After what seems like forever– and still, like no time at all– it’s my last day of driver’s ed in Cattaraugus. Sam will pick me up at quarter after nine, we’ll arrive around ten, take our final exam, then wait around until eleven-thirty for the last road group ever with Mrs. Alico, Jesse, and Victoria.

It’s almost surreal. It hasn’t sunk in yet that I won’t have to get up at five-thirty tomorrow to go to Mark and Karen’s early. It hasn’t been quite realized that next week, I won’t have to go to Cattaraugus and see the rolling green hills and patchy forests pass me by.

It has definitely been an experience I’ll keep with me forever. Despite the hassle and the long drive, I’ve learned a lot– not just about driving– and had some interesting times with people I might never have spoken to otherwise.

Some memories…

~ first day of road group, &the first day of class.
~ “Victoria, you’re going to hit the curb” and she clunks her forehead trying to look out the window.
~ “Sam, are you straight ?!”
~ Almost getting killed by a freak driver who cut in front of us after blazing through two lanes of traffic.

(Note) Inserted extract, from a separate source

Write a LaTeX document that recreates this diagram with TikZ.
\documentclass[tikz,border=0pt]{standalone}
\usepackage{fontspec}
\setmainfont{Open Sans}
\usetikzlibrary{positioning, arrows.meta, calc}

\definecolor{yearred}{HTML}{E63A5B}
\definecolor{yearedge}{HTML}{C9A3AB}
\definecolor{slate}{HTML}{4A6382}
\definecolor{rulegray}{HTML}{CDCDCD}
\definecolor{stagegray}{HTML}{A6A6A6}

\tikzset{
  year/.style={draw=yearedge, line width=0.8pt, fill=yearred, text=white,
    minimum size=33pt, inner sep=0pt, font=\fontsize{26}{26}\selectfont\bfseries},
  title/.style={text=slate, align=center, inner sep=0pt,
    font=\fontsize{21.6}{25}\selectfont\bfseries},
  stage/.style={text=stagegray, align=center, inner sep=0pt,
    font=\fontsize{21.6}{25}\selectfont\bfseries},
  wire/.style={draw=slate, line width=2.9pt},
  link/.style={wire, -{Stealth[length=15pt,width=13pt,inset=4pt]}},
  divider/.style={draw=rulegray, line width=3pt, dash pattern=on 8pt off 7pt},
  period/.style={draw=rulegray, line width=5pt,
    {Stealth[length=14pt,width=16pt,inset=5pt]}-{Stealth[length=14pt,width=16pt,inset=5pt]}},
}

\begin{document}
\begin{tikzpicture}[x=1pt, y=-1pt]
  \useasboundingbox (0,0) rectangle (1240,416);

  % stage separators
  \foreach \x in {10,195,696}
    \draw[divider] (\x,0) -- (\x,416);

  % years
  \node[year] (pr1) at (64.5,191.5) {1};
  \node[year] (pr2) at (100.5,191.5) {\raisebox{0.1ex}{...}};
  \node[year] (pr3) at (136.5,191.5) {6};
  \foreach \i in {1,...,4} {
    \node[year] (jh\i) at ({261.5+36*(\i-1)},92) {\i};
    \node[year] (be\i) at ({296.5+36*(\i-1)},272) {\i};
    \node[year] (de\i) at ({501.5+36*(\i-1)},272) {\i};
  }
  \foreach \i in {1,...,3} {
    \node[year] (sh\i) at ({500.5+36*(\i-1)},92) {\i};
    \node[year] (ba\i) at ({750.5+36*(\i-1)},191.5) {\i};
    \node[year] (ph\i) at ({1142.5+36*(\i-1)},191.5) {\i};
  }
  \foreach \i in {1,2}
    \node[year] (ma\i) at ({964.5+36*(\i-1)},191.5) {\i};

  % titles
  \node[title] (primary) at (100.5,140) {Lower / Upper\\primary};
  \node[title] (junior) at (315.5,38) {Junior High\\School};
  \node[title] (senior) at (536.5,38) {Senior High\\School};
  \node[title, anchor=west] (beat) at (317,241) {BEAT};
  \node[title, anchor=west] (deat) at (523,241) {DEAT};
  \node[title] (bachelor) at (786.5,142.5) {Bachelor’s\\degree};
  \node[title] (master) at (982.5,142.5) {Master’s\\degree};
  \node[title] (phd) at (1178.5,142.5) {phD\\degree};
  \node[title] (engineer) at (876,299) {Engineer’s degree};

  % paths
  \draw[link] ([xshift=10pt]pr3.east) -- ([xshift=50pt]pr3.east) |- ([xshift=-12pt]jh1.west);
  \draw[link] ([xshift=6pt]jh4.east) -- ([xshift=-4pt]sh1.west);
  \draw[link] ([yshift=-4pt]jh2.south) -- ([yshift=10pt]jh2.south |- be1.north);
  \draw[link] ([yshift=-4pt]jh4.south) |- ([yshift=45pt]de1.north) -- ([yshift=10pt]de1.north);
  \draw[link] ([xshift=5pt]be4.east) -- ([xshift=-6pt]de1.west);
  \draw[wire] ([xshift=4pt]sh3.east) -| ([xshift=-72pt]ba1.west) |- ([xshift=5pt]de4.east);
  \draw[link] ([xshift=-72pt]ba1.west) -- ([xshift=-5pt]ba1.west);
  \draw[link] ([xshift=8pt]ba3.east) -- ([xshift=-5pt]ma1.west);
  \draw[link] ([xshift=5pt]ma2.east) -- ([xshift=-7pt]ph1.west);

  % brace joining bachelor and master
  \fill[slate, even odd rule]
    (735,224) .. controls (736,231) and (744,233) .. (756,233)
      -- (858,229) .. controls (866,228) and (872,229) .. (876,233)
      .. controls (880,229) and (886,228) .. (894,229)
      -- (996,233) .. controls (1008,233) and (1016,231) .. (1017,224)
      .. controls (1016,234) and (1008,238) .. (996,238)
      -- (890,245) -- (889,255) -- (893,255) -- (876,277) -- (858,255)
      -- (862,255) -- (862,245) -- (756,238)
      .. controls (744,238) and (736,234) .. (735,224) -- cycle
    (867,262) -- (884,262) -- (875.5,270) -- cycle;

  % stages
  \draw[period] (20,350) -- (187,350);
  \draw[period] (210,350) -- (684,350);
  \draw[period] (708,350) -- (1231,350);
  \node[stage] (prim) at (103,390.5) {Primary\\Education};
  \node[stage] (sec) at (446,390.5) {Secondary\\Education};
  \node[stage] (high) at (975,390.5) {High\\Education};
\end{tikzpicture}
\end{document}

Thanks Sam, and her reflexive braking.
~ The first or second day of road group: Victoria saying “I’m no good at turning.” The rest of us: “Oh Christ.”
~ The Red Garter Inn and it’s spectacular view. Plans being made for a birthday/senior year celebration there for Sam, KT and I.
~ Going to Gowanda in the Driver Ed van.
~ My mother almost smoking and blowing the school up. No one told her there was a freaking gas leak in the parking lot where she was waiting for us.
~ Victoria saying, “I’m no good at backing,” and almost crashing us into a guard rail.
~ “Mayday, mayday; Mrs. Alico is not present. Do you read me, Roger? …what say we hijack the keys and take a joyride?”
Jesse: “What crack have you been smoking?”
Me: “I went to the Avett Brothers concert last night. It might be secondhand crack. Mayday, here she comes, mayday!”
~ No one hitting the cones! Not even Victoria!
~ Drunk driving while texting… in go-karts.
~ “My friend thinks the boys here are cute.” “Thanks, Sam.”
~ Redneck washing his hands in a mud puddle! the girls in class knew exactly who we were talking about, too.
~ Gripping the seat for dear life every time Victoria turned, backed, or parallel parked.
~ Going to Burger King, talking about being high and Star Wars cups and what kind of sauce to dip in.
~ Being very confused about make-ups, “I don’t think she knows what she’s talking about.”
~ Having Victoria actually be good at expressway driving… what the hell?
~ Jesse’s wry sense of humor.
~ Planning a pizza escape.
~ Actually talking to the kids from Cattaraugus, haha.
~ The ride to and from Gowanda with Mr. Wright, Sierra and Brendan. Verrrry funny.
~ Presentation day (yesterday): discovering Mr. Wright got his only ticket because he was traveling 97 mph in a 43 mph zone… Having our presentation be funny when I started talking (extremely strange)… Our delicious drawing of a tire.
~ Driving all over the countryside.
~ Talking to a cool trooper.
~ Never crashing the car.

I’m not going to miss it, but I will miss parts of it. The daily driving was a huge plus that I really would like to be able to keep doing, but I doubt it will happen. My road test is scheduled and my driver’s ed certificate should come in around the beginning of school to take money off of the insurance if I ever get a vehicle. But for now I’ll just be content driving whenever I’m allowed to, I guess, although I will push the issue. I’m busy enough without my parents having to cart me everywhere.

But it’s time to start getting ready. Only an hour and fifteen minutes before my last day of driver’s ed.